King and Tabitha have given away enormous sums over the years — funding public libraries, fire departments, youth sports programs, and nonprofits across Maine. The house on West Broadway in Bangor, where they lived for nearly four decades, was recently converted into the headquarters of their charitable foundation, which will also house King's archives and a future writer's retreat. The famous wrought-iron gate with its ornamental bats and dragon — the one that draws busloads of tourists and nearly 4,000 annual visitors to SK Tours of Maine — now guards not a private residence but a public trust.
"I give," King told the Vassar graduates, "because it's the only concrete way I have of saying that I'm glad to be alive and that I can earn my daily bread doing what I love."
His children became writers. Joe Hill — born Joseph Hillström King — is a bestselling novelist who deliberately published under a pseudonym to avoid riding on his father's name, a decision that echoes the Bachman experiment in reverse. Owen King is a novelist too; in 2017, father and son co-wrote Sleeping Beauties, a novel about women who become wrapped in cocoons when they fall asleep. Naomi King became a Unitarian Universalist minister. The family plays a game — Joe's idea — where someone devises a scenario in which a protagonist is in trouble and everyone else has to write a suspenseful ending on the spot.

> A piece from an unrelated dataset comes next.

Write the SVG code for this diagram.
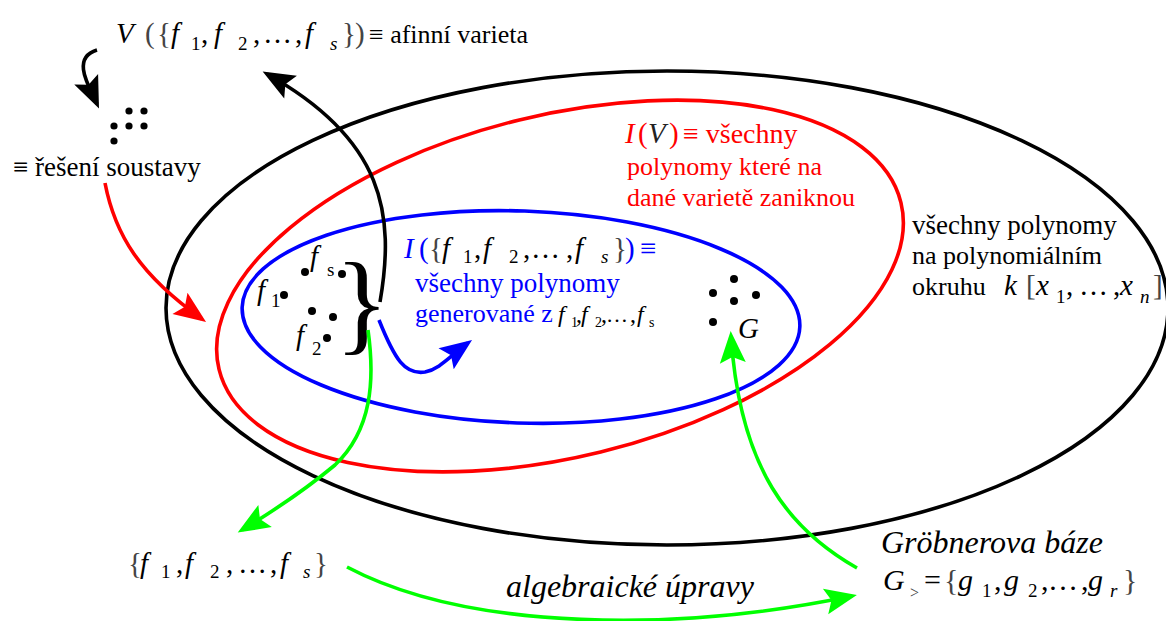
<svg xmlns="http://www.w3.org/2000/svg" width="1166" height="621" viewBox="0 0 1166 621">
<style>
text{font-family:"Liberation Serif","Times New Roman",serif;fill:#000}
.t{font-family:"Liberation Serif","Times New Roman",serif;font-size:27px}
.m{font-size:29px}
.it{font-style:italic}
.sub{font-size:19px}
.g{fill:#444}
.red{fill:#ff0000}
.blue{fill:#0000ff}
.loop{fill:none;stroke-width:3.6}
.c{fill:none;stroke-width:3.6}
.dot{fill:#000}
</style>
<defs>
<marker id="ak" viewBox="-34 -15 36 30" refX="-5" refY="0" markerWidth="36" markerHeight="30" markerUnits="userSpaceOnUse" orient="auto"><path d="M0,0 L-32,-13 L-26,0 L-32,13 Z" fill="#000"/></marker>
<marker id="ar" viewBox="-34 -15 36 30" refX="-5" refY="0" markerWidth="36" markerHeight="30" markerUnits="userSpaceOnUse" orient="auto"><path d="M0,0 L-32,-13 L-26,0 L-32,13 Z" fill="#ff0000"/></marker>
<marker id="ab" viewBox="-34 -15 36 30" refX="-5" refY="0" markerWidth="36" markerHeight="30" markerUnits="userSpaceOnUse" orient="auto"><path d="M0,0 L-32,-13 L-26,0 L-32,13 Z" fill="#0000ff"/></marker>
<marker id="ag" viewBox="-34 -15 36 30" refX="-5" refY="0" markerWidth="36" markerHeight="30" markerUnits="userSpaceOnUse" orient="auto"><path d="M0,0 L-32,-13 L-26,0 L-32,13 Z" fill="#00ff00"/></marker>
</defs>
<rect width="1166" height="621" fill="#fff"/>

<g id="ring-all">
<ellipse class="loop" cx="667" cy="308" rx="501" ry="237" stroke="#000"/>
<text class="t" x="912" y="234">všechny polynomy</text>
<text class="t" x="912" y="264" style="font-size:26px">na polynomiálním</text>
<text class="t" x="912" y="295" style="font-size:26px">okruhu</text>
<text class="m"><tspan class="it" x="1004" y="295">k</tspan><tspan class="g" x="1026" y="295">[</tspan><tspan class="it" x="1036" y="295">x</tspan><tspan class="sub" x="1056" y="303">1</tspan><tspan x="1066" y="295">,</tspan><tspan x="1079" y="295">…</tspan><tspan x="1113" y="295">,</tspan><tspan class="it" x="1120" y="295">x</tspan><tspan class="sub it" x="1140" y="303">n</tspan><tspan class="g" x="1153" y="295">]</tspan></text>
</g>

<g id="ring-iv">
<ellipse class="loop" cx="560" cy="286" rx="351" ry="171" stroke="#ff0000" transform="rotate(-13.75 560 286)"/>
<text class="m"><tspan class="it red" x="625" y="143">I</tspan><tspan class="red" x="638" y="143">(</tspan><tspan class="it" fill="#222" x="648" y="143">V</tspan><tspan class="red" x="669" y="143">)</tspan></text>
<text class="t red" x="683" y="143" style="font-size:28px">≡ všechny</text>
<text class="t red" x="627" y="175" style="font-size:26px">polynomy které na</text>
<text class="t red" x="627" y="206" style="font-size:26px">dané varietě zaniknou</text>
</g>

<g id="ring-ideal">
<ellipse class="loop" cx="521" cy="317" rx="279" ry="106" stroke="#0000ff" transform="rotate(2 521 317)"/>
<text class="m"><tspan class="it blue" x="404" y="258">I</tspan><tspan class="blue" x="419" y="258">(</tspan><tspan class="g" x="429" y="258">{</tspan><tspan class="it" x="442" y="258">f</tspan><tspan class="sub" x="463" y="263">1</tspan><tspan x="474" y="258">,</tspan><tspan class="it" x="483" y="258">f</tspan><tspan class="sub" x="509" y="263">2</tspan><tspan x="523" y="258">,</tspan><tspan x="531" y="258">…</tspan><tspan x="566" y="258">,</tspan><tspan class="it" x="575" y="258">f</tspan><tspan class="sub it" x="601" y="263">s</tspan><tspan class="g" x="613" y="258">}</tspan><tspan class="blue" x="625" y="258">)</tspan><tspan class="blue" x="640" y="258">≡</tspan></text>
<text class="t blue" x="415" y="292">všechny polynomy</text>
<text class="t blue" x="415" y="322" style="font-size:26px">generované z</text>
<text style="font-size:24px"><tspan class="it" x="558" y="322">f</tspan><tspan style="font-size:14px" x="571" y="327">1</tspan><tspan x="576" y="322">,</tspan><tspan class="it" x="581" y="322">f</tspan><tspan style="font-size:14px" x="595" y="327">2</tspan><tspan x="601" y="322">,</tspan><tspan style="font-size:22px" x="606" y="322">…</tspan><tspan x="630" y="322">,</tspan><tspan class="it" x="637" y="322">f</tspan><tspan style="font-size:14px" x="649" y="327">s</tspan></text>
</g>

<g id="generators">
<circle class="dot" cx="284" cy="295" r="4"/>
<circle class="dot" cx="305" cy="272" r="4"/>
<circle class="dot" cx="342" cy="274" r="4"/>
<circle class="dot" cx="312" cy="311" r="4"/>
<circle class="dot" cx="333" cy="317" r="4"/>
<circle class="dot" cx="327" cy="338" r="4"/>
<text class="m"><tspan class="it" x="257" y="300">f</tspan><tspan class="sub" x="271" y="307">1</tspan></text>
<text class="m"><tspan class="it" x="310" y="266">f</tspan><tspan class="sub" x="327" y="276">s</tspan></text>
<text class="m"><tspan class="it" x="296" y="345">f</tspan><tspan class="sub" x="312" y="355">2</tspan></text>
<text x="335" y="340" style="font-size:112px">}</text>
</g>

<g id="groebner-points">
<circle class="dot" cx="734" cy="279" r="4"/>
<circle class="dot" cx="713" cy="293" r="4"/>
<circle class="dot" cx="734" cy="301" r="4"/>
<circle class="dot" cx="756" cy="295" r="4"/>
<circle class="dot" cx="713" cy="322" r="4"/>
<text class="m it" x="738" y="338">G</text>
</g>

<g id="variety">
<text class="m"><tspan class="it" x="116" y="43">V</tspan><tspan class="g" x="145" y="43">(</tspan><tspan class="g" x="157" y="43">{</tspan><tspan class="it" x="171" y="43">f</tspan><tspan class="sub" x="191" y="50">1</tspan><tspan x="201" y="43">,</tspan><tspan class="it" x="214" y="43">f</tspan><tspan class="sub" x="238" y="50">2</tspan><tspan x="253" y="43">,</tspan><tspan x="263" y="43">…</tspan><tspan x="295" y="43">,</tspan><tspan class="it" x="305" y="43">f</tspan><tspan class="sub it" x="330" y="50">s</tspan><tspan class="g" x="342" y="43">}</tspan><tspan class="g" x="355" y="43">)</tspan></text>
<text class="t" x="369" y="43" style="font-size:26px">≡ afinní varieta</text>
</g>

<g id="solutions">
<circle class="dot" cx="129" cy="111" r="3.6"/>
<circle class="dot" cx="144" cy="111" r="3.6"/>
<circle class="dot" cx="114" cy="126" r="3.6"/>
<circle class="dot" cx="129" cy="126" r="3.6"/>
<circle class="dot" cx="144" cy="126" r="3.6"/>
<circle class="dot" cx="114" cy="141" r="3.6"/>
<text class="t" x="13" y="176">≡ řešení soustavy</text>
</g>

<g id="system">
<text class="m"><tspan class="g" x="128" y="573">{</tspan><tspan class="it" x="140" y="573">f</tspan><tspan class="sub" x="161" y="578">1</tspan><tspan x="176" y="573">,</tspan><tspan class="it" x="185" y="573">f</tspan><tspan class="sub" x="210" y="578">2</tspan><tspan x="226" y="573">,</tspan><tspan x="238" y="573">…</tspan><tspan x="270" y="573">,</tspan><tspan class="it" x="280" y="573">f</tspan><tspan class="sub it" x="303" y="578">s</tspan><tspan class="g" x="314" y="573">}</tspan></text>
</g>

<g id="basis">
<text class="it" style="font-size:32px" x="881" y="553">Gröbnerova báze</text>
<text style="font-size:30px"><tspan class="it" x="883" y="590">G</tspan><tspan class="g" style="font-size:16px" x="910" y="598">&gt;</tspan><tspan x="924" y="590">=</tspan><tspan class="g" x="944" y="590">{</tspan><tspan class="it" x="958" y="590">g</tspan><tspan class="sub" x="982" y="597">1</tspan><tspan x="994" y="590">,</tspan><tspan class="it" x="1004" y="590">g</tspan><tspan class="sub" x="1028" y="597">2</tspan><tspan x="1041" y="590">,</tspan><tspan x="1048" y="590">…</tspan><tspan x="1081" y="590">,</tspan><tspan class="it" x="1088" y="590">g</tspan><tspan class="sub it" x="1110" y="597">r</tspan><tspan class="g" x="1123" y="590">}</tspan></text>
</g>

<g id="connectors">
<path class="c" stroke="#000" d="M97,50 C70,58 90,88 97,104" marker-end="url(#ak)"/>
<path class="c" stroke="#000" d="M380,302 C395,215 385,140 267,74" marker-end="url(#ak)"/>
<path class="c" stroke="#ff0000" d="M105,183 C115,235 140,275 202,319" marker-end="url(#ar)"/>
<path class="c" stroke="#0000ff" d="M379,320 C395,360 405,375 425,372 C440,369 450,356 468,343" marker-end="url(#ab)"/>
<path class="c" stroke="#00ff00" d="M368,330 C375,380 372,430 335,465 C305,490 275,510 242,530" marker-end="url(#ag)"/>
<path class="c" stroke="#00ff00" d="M347,567 C470,632 680,632 852,596" marker-end="url(#ag)"/>
<path class="c" stroke="#00ff00" d="M857,568 C790,530 740,470 731,336" marker-end="url(#ag)"/>
<text class="it" style="font-size:32px" x="506" y="597">algebraické úpravy</text>
</g>
</svg>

King's favorite of his own novels is Lisey's Story, published in 2006. It is about a woman grieving the death of her famous-novelist husband, reliving their shared history, discovering truths about his secret inner life. It is, by King's own implicit admission, the book closest to the marriage that has sustained him for more than fifty years — the marriage that began in the library stacks, survived the trailer park and the cocaine and the van on Route 5, and endures in a house in Maine where the cat eventually settled into the parlor.
The lenses from the spectacles Bryan Smith knocked off Stephen King's face on June 19, 1999 — bent frames, unbroken glass — are the lenses through which King wrote the final chapters of On Writing. He mentions this detail once, in passing, and then moves on. It is, like everything in his work, a small thing made monstrous by proximity to the real. The glass that survived the impact. The eyes that kept seeing. The hands that never stopped typing.